Is $f(x,y)=\frac{y}{x^2 +1}$ uniformly continuous on $\mathbb{R}^2$?
Intuitively it doesn't seem to be uniformly continuous because the denominator grows quadratically and the numerator grows linearly.
I've tried to prove that $f$ is not uniformly continuous by using the sequential characterization of uniform continuity:
Let $A\subset \mathbb{R}^n$ and a function $f:A \rightarrow \mathbb{R}^m$. $f$ is uniformly continuous if and only if for any two sequences $\{x_k\}, \{y_k\}$ of points of $A$ such that $\{x_k - y_k\}\rightarrow 0$ then $\{f(x_k) - f(y_k)\}\rightarrow 0$.
So I've tried to find two sequences such that $\{x_k - y_k\}\rightarrow 0$ but $\{f(x_k) - f(y_k)\}\not \rightarrow 0$.
However none of the pairs of sequences that i have tried have been succesful. These are a couple of them:
$\{k,k\}$ and $\{k+\frac{1}{\sqrt{k}},k\}$.
$\{k,\frac{1}{k}\}$ and $\{k+\frac{1}{k},\frac{1}{k}\}$.
$\{\frac{1}{\sqrt{k-1}},\frac{1}{k}\}$ and $\{\frac{1}{\sqrt{k}},\frac{1}{k}\}$
Any hint or a "good" pair of sequences to try would be appreciated.

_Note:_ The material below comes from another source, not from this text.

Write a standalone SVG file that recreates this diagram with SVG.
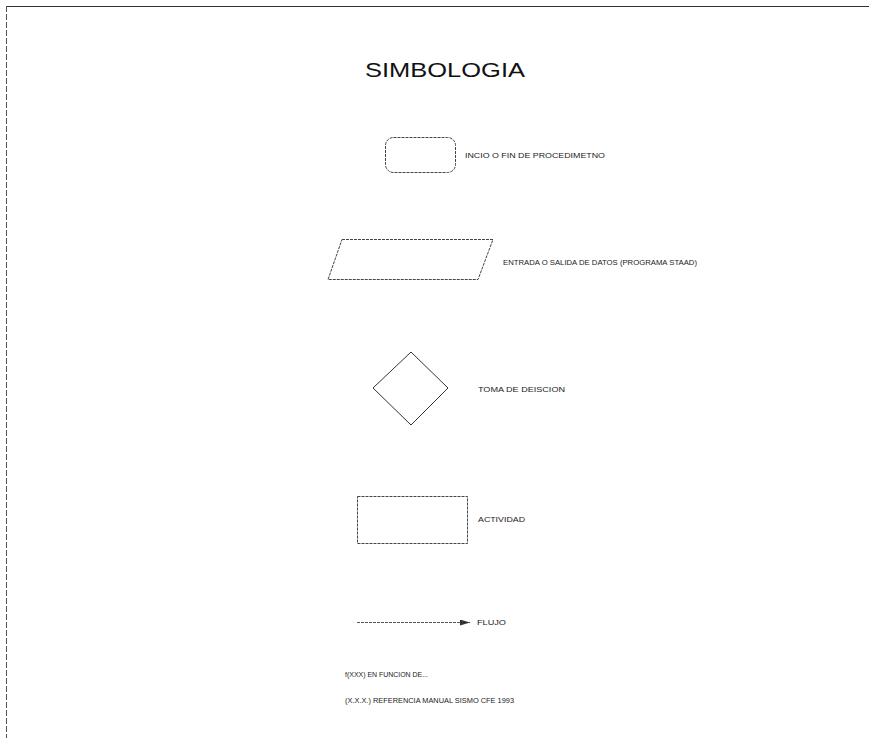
<svg xmlns="http://www.w3.org/2000/svg" width="869" height="738" viewBox="0 0 869 738">
<defs>
<style>
.t{font-family:"Liberation Sans",Arial,sans-serif;font-size:8px;fill:#222}
.s{fill:none;stroke:#333;stroke-width:1}
.d{fill:none;stroke:#444;stroke-width:1;stroke-dasharray:3 1}
</style>
<marker id="ah" viewBox="0 0 10 6" refX="10" refY="3" markerWidth="10" markerHeight="6" markerUnits="userSpaceOnUse" orient="auto">
<path d="M0,0 L10,3 L0,6 z" fill="#333"/>
</marker>
</defs>
<rect width="869" height="738" fill="#fff"/>
<g id="frame">
<line x1="6" y1="6.5" x2="869" y2="6.5" stroke="#333" stroke-width="1"/>
<line x1="6.5" y1="6" x2="6.5" y2="738" stroke="#555" stroke-width="1" stroke-dasharray="6 2"/>
</g>
<g id="title"><text x="365" y="77" font-family="Liberation Sans,Arial,sans-serif" font-size="21" textLength="160" lengthAdjust="spacingAndGlyphs" fill="#111">SIMBOLOGIA</text></g>
<g id="inicio">
<rect class="d" x="385.5" y="137.5" width="70" height="35" rx="8"/>
<text class="t" x="465" y="158" textLength="140" lengthAdjust="spacingAndGlyphs">INCIO O FIN DE PROCEDIMETNO</text>
</g>
<g id="entrada">
<polygon class="d" points="342,239.5 493,239.5 478,279.5 328,279.5"/>
<text class="t" x="503" y="265" textLength="194" lengthAdjust="spacingAndGlyphs">ENTRADA O SALIDA DE DATOS (PROGRAMA STAAD)</text>
</g>
<g id="decision">
<polygon class="s" points="411,352 448,388 411,425 373,388"/>
<text class="t" x="478" y="392" textLength="87" lengthAdjust="spacingAndGlyphs">TOMA DE DEISCION</text>
</g>
<g id="actividad">
<rect class="d" x="357.5" y="496.5" width="110" height="47"/>
<text class="t" x="478" y="522" textLength="47" lengthAdjust="spacingAndGlyphs">ACTIVIDAD</text>
</g>
<g id="connectors">
<line x1="357" y1="622.5" x2="470" y2="622.5" stroke="#555" stroke-width="1" stroke-dasharray="3 1" marker-end="url(#ah)"/>
</g>
<g id="flujo"><text class="t" x="477" y="625" textLength="29" lengthAdjust="spacingAndGlyphs">FLUJO</text></g>
<g id="notas">
<text class="t" x="345" y="677" textLength="83" lengthAdjust="spacingAndGlyphs">f(XXX)  EN FUNCION DE...</text>
<text class="t" x="345" y="703" textLength="169" lengthAdjust="spacingAndGlyphs">(X.X.X.)  REFERENCIA MANUAL SISMO CFE 1993</text>
</g>
</svg>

The $x$-derivative of $f$ gets large when $x = 1$ and $y$ is large. Thus, I would try a sequence like $v_k = (1,k)$ and $z_k = (1+1/k,k)$. We see $$\|v_k - z_k\| = \frac{1}{k} \to 0$$ but $$f(v_k) - f(z_k) = \frac{k}{2} - \frac{k}{2 + \frac 2 k + \frac 2 {k^2}} = \frac{2k + 2 + \frac 2 k - 2k}{2(2 + \frac 2 k + \frac{2}{k^2})} = \frac{2 + \frac{2}{k}}{4 + \frac{4}{k} + \frac 4{k^2}} \to \frac 1 2 \,\,\,\, \text{as } k \to\infty. $$ Thus $f(v_k)$ and $f(z_k)$ stay at a bounded distance away from each other while $v_k - z_k \to 0$ which means $f$ is not uniformly continuous.